Readers may have heard of or seen the television series, “The Dog Whisperer” in which professional dog trainer Cesar Milan helps distressed dog owners get their canines under control. Milan, as the series makes plain, has a pretty good track record with training, retraining and socializing dogs.
Milan’s reputation may be on the line, though, with the recent filing of a lawsuit by a customer of Milan who claims she was attacked her pit bull only six days after the dog was freed from the trainer’s Dog Psychology Center. The woman claims to have suffered tendon and muscle lacerations and lost sensation and use of her left hand because of the attack. Her complaint alleges that Milan and the center were negligent in prematurely releasing the animal.
According to the complaint, the center released the animal before the recommended time when its owner was unable to continue making payments.
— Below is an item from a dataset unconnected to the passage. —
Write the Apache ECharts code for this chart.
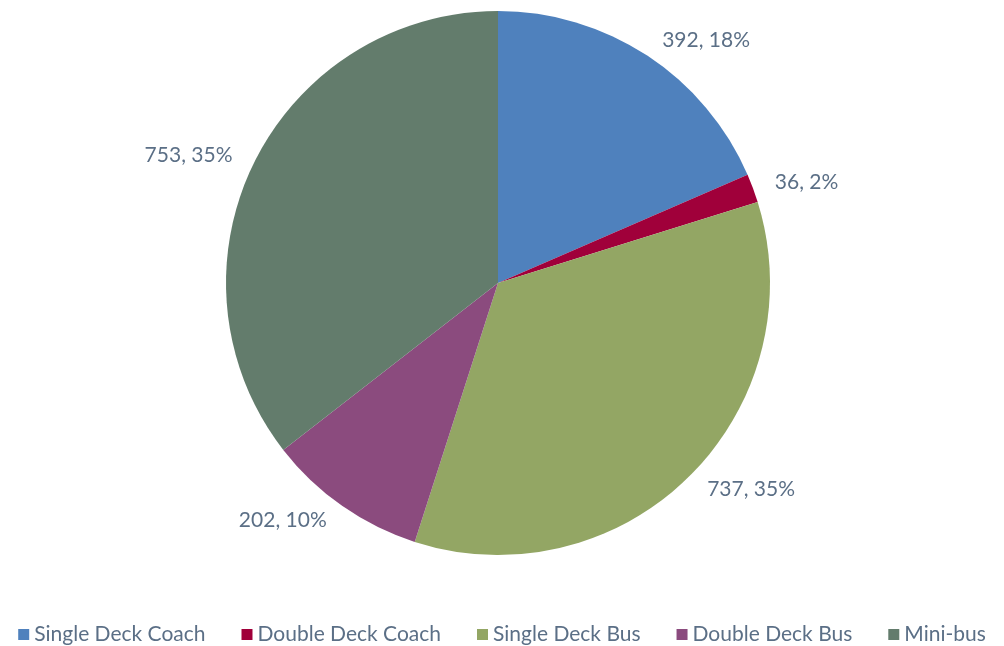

For its part, the center claims that Cesar Milan never actually trained or had contact with the animal, and that the owner pulled the dog from the center despite warnings against doing so, and returned the animal to be quarantined after the attack.
We’ve previously written on this blog about the differences between recovering for dog attacks based on strict liability and negligence. In cases where a business is responsible for the care of a dangerous animal, they have a duty to ensure they are reasonable in looking to the safety of customers. Failure to provide adequate warnings and set up policies protecting customers could be considered negligence, depending on the circumstances.
Those who have been harmed because of a businesses’ failure of reasonable care in the handling of a dangerous pet may be able to recover from injuries resulting from that negligence, but it is important to work with an experienced attorney to build the strongest case possible.